Well last year the U.K. government gave our Republic genuine aid. How quickly we forget, that when we as a nation were on our knees, our old adversaries, now our closest allies, gave us a loan of 7 billion euros. Yes it will have to be paid back, but in the wording of the loan there is a noticeable lack of punishing interest rates and no veiled attempt to reformat the Irish Republic as Europe’s equivalent to Puerto Rico. A mere protectorate, with neither voice nor hope of a voice.
That act. That 7 billion Euros worth of genuine aid, was hardly the act of a sworn enemy.
“So what?” Some of you are thinking, “they’re still the descendants of our colonial overlords.”
Some of them, a tiny few, are. But many of them are descendants of the hundreds of thousands, perhaps even millions of Irish men and women, who have at one time or another called mainland Britain their home. The loudmouth minority in Ireland are always so fast to forget that there was a time, not so long ago in fact, when Shepard’s Bush in the greater London area was essentially an Irish colony. The blowhards are so quick to ignore that a large number of Irish men and women, men and women who love their birth nation no less than anyone else, never came back. But instead made lives, raised families and helped in their own way, to soften the harsher attitudes that had existed between our two nations.
“But what about the absentee landlords?”
What about them indeed?
These landlords who often treated their tenants in the U.K. mainland just as badly, sometimes even worse, than how they treated their Irish tenants. Let’s not even get into the treatment of the native populations of India, Scotland, North America, the Far Eastern colonies and possibly the worst treated of them all, the Australian Aborigines. Yes there were harsh landlords, who made their fortunes off of the backs of the poor. There always has been, there probably always will be for that matter. Human nature is often cruel. But there were also numberous examples of British landlords, who created reasons to employ the starving, the destitute of Ireland, in the hopes of helping them. That is how many of the architectural follies that dot the Irish countryside were built.
The truth is I could spend eternity answering the questions of the hate-filled minority.
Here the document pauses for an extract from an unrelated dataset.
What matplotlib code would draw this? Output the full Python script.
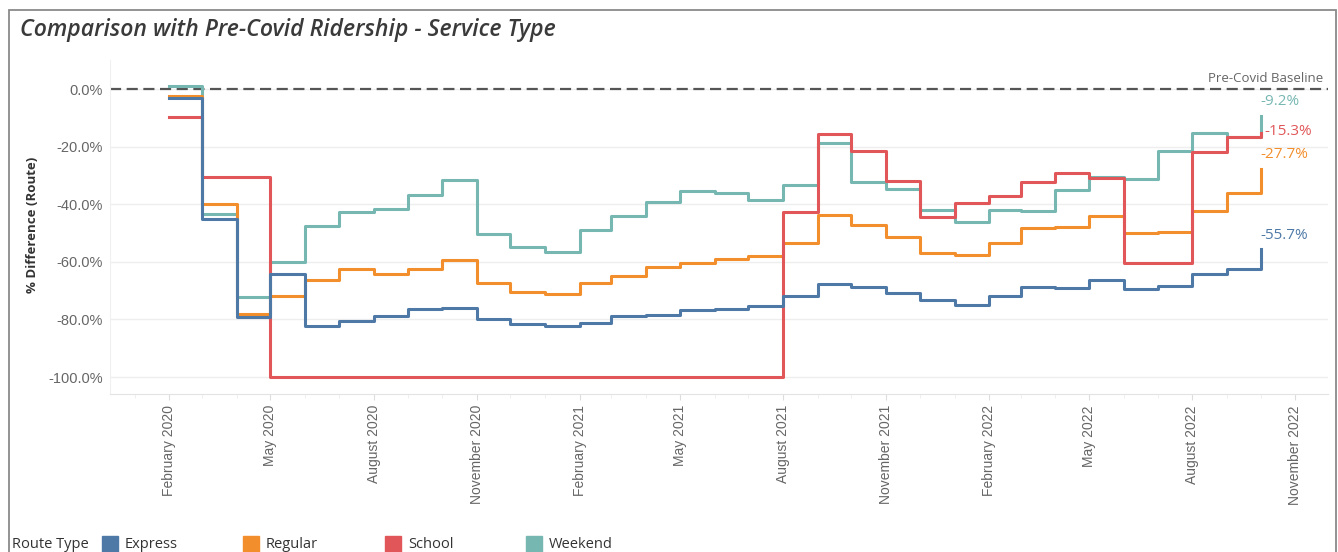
import numpy as np
import pandas as pd
import matplotlib
matplotlib.use("Agg")
import matplotlib.pyplot as plt
import matplotlib.dates as mdates
from matplotlib.patches import Rectangle


months = pd.date_range("2020-02-01", periods=33, freq="MS")

express = [-3.0, -45.2, -79.0, -64.3, -82.3, -80.6, -78.7, -76.4, -76.2, -80.0, -81.7,
           -82.4, -81.3, -78.9, -78.3, -76.6, -76.3, -75.5, -71.8, -67.6, -68.9, -70.9,
           -73.3, -75.0, -72.0, -68.6, -69.0, -66.3, -69.4, -68.3, -64.1, -62.5, -55.7]
regular = [-2.4, -40.0, -78.2, -71.9, -66.3, -62.6, -64.2, -62.4, -59.4, -67.5, -70.4,
           -71.2, -67.2, -64.8, -61.7, -60.5, -58.9, -57.9, -53.6, -43.8, -47.1, -51.3,
           -56.8, -57.6, -53.5, -48.1, -47.9, -44.2, -49.9, -49.5, -42.2, -36.2, -27.7]
school = [-9.8, -30.7, -30.7] + [-100.0] * 15 + \
         [-42.8, -15.6, -21.4, -31.8, -44.6, -39.5, -37.2, -32.2, -29.1, -30.8, -60.3,
          -60.3, -22.0, -16.8, -15.3]
weekend = [1.2, -43.4, -72.1, -60.0, -47.5, -42.8, -41.6, -36.8, -31.6, -50.4, -54.7,
           -56.5, -49.0, -44.0, -39.2, -35.3, -36.2, -38.4, -33.3, -18.6, -32.2, -34.8,
           -42.0, -46.1, -42.0, -42.4, -35.1, -30.4, -31.3, -21.4, -15.4, -16.8, -9.2]

route_types = ["Express", "Regular", "School", "Weekend"]
colors = {"Express": "#4e79a7", "Regular": "#f28e2b", "School": "#e15759", "Weekend": "#76b7b2"}
series = {"Express": express, "Regular": regular, "School": school, "Weekend": weekend}

W, H = 1338, 552
fig = plt.figure(figsize=(W / 100, H / 100), dpi=100)


def fx(x):
    return x / W


def fy(y):
    return 1 - y / H


ax = fig.add_axes([fx(110), fy(394), fx(1328) - fx(110), fy(60) - fy(394)])

# draw weekend first so express ends up on top
for name in ["Weekend", "Regular", "School", "Express"]:
    ax.step(months, series[name], where="post", color=colors[name], lw=2.2, zorder=3)

ax.axhline(0, color="#555555", lw=1.6, ls=(0, (5, 2.5)), zorder=2)
ax.annotate("Pre-Covid Baseline", xy=(1, 0), xycoords=("axes fraction", "data"),
            xytext=(-5, 11), textcoords="offset pixels", ha="right", va="center",
            fontsize=9.5, color="#666666", family="Open Sans")

# end labels
offsets = {"Weekend": (0, 14), "School": (4, 2), "Regular": (0, 14), "Express": (0, 14)}
for name in route_types:
    v = series[name][-1]
    ax.annotate(f"{v:.1f}%", xy=(months[-1], v), xytext=offsets[name],
                textcoords="offset pixels", ha="left", va="center",
                fontsize=11, color=colors[name], family="Open Sans")

ax.set_ylim(-105.9, 10.1)
ax.set_xlim(pd.Timestamp("2019-12-10"), pd.Timestamp("2022-11-30"))
ax.set_yticks([0, -20, -40, -60, -80, -100])
ax.set_yticklabels([f"{t:.1f}%" for t in [0, -20, -40, -60, -80, -100]],
                   family="Liberation Sans", fontsize=10.5, color="#666666")
ax.tick_params(axis="y", length=0, pad=5)

ax.xaxis.set_major_locator(mdates.MonthLocator(bymonth=[2, 5, 8, 11]))
ax.xaxis.set_minor_locator(mdates.MonthLocator())
ax.xaxis.set_major_formatter(mdates.DateFormatter("%B %Y"))
for lab in ax.get_xticklabels():
    lab.set_rotation(90)
    lab.set_family("Liberation Sans")
    lab.set_fontsize(10)
    lab.set_color("#666666")
    lab.set_va("top")
    lab.set_ha("center")
ax.tick_params(axis="x", which="major", length=4, color="#dddddd", pad=4)
ax.tick_params(axis="x", which="minor", length=3, color="#ececec")

ax.grid(axis="y", color="#eeeeee", lw=1)
ax.set_axisbelow(True)
for s in ["top", "right"]:
    ax.spines[s].set_visible(False)
ax.spines["bottom"].set_color("#e3e3e3")
ax.spines["left"].set_color("#f0f0f0")

fig.text(fx(33), fy(225), "% Difference (Route)", rotation=90, ha="center", va="center",
         fontsize=9.5, fontweight="bold", color="#333333", family="Open Sans")

fig.text(fx(20), fy(30), "Comparison with Pre-Covid Ridership - Service Type",
         ha="left", va="center", fontsize=16.6, style="italic", color="#3a3a3a",
         family="Open Sans", fontweight="semibold")

# frame round the dashboard
fig.add_artist(Rectangle((fx(9), fy(560)), fx(1336) - fx(9), fy(10) - fy(560),
                         transform=fig.transFigure, fill=False, edgecolor="#8a8a8a",
                         lw=1.3, clip_on=False))

# legend
fig.text(fx(12), fy(545), "Route Type", ha="left", va="center", fontsize=10.5,
         color="#333333", family="Open Sans")
sq_x = [102, 243, 385, 526]
for name, x in zip(route_types, sq_x):
    fig.add_artist(Rectangle((fx(x), fy(553)), fx(16), 17 / H, transform=fig.transFigure,
                             color=colors[name], clip_on=False))
    fig.text(fx(x + 23), fy(545), name, ha="left", va="center", fontsize=10.5,
             color="#333333", family="Open Sans")

fig.savefig("out.png", dpi=100)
But that minority will never be satisfied for the pain and suffering which Ireland endured at the hands of Britain.
But we are fools, all of us, if we willfully ignore the pain and suffering our own countrymen have caused in Great Britain. Through acts of terrorism Irishmen and women, self-styled citizen soldiers, have caused immeasurable pain across the narrow Irish Sea.
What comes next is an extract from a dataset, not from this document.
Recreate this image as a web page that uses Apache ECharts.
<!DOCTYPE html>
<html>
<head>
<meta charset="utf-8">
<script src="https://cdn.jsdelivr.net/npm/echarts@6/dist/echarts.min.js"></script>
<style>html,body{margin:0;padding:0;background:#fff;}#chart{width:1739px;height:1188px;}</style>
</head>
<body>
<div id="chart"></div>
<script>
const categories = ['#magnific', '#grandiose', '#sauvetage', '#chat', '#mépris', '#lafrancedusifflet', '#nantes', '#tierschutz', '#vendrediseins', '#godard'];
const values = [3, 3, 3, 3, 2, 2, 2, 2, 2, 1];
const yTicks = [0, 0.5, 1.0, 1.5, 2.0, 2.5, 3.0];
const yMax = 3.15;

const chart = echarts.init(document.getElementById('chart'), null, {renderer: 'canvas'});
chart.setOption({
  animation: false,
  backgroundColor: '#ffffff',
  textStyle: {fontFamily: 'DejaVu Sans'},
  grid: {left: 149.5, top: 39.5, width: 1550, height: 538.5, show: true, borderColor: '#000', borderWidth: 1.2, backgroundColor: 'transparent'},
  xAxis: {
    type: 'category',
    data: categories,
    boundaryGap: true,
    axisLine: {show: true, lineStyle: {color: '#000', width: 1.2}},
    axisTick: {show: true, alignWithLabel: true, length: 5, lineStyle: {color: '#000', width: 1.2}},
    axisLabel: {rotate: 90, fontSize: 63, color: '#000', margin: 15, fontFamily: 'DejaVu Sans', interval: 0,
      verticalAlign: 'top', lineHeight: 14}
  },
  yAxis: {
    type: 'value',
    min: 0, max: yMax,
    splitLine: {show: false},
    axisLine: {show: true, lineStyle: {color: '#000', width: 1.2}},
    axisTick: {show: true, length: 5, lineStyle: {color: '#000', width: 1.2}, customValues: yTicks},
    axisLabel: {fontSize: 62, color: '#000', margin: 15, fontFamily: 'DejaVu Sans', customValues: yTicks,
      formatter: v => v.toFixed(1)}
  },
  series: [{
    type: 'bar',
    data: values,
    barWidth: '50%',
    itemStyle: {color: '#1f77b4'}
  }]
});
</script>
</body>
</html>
And yet, the Queen, head of state of our nearest neighbour, a neighbour who extended a helping hand in our hour of need, a neighbour who lived in fear of Republican bombs, is still coming here.
In Ireland there is an attitude, that we’re closer to Berlin than New York. That our support, and our future lies with Europe. The last few months have surely disabused us of that idea. The truth is that we as a nation, are closer to London than anywhere. Bound by painful history and the blood ties of scattered families. Bound further, by the plague on both of our houses which Northern Ireland has become. Bound and bound again, despite our own sons and daughters, waging a horrific war of terror on their own shores.
Yes I welcome the Queen of England to our shores. She represents a nation, which is our closest neighbour and our closest ally in these harsh times. Which has again and again given home too our young, when we have nothing left to give them ourselves.
Long may she reign, may her family be happy and healthy, and may her nation ever prosper. But most of all may the vocal hate-filled or hate scarred members of both our nations, never tear asunder the ties that bind us together, and may we, in some future time of difficulties, come to their aid as they not so long ago came to ours.
The past is dead, and it need not be prologue.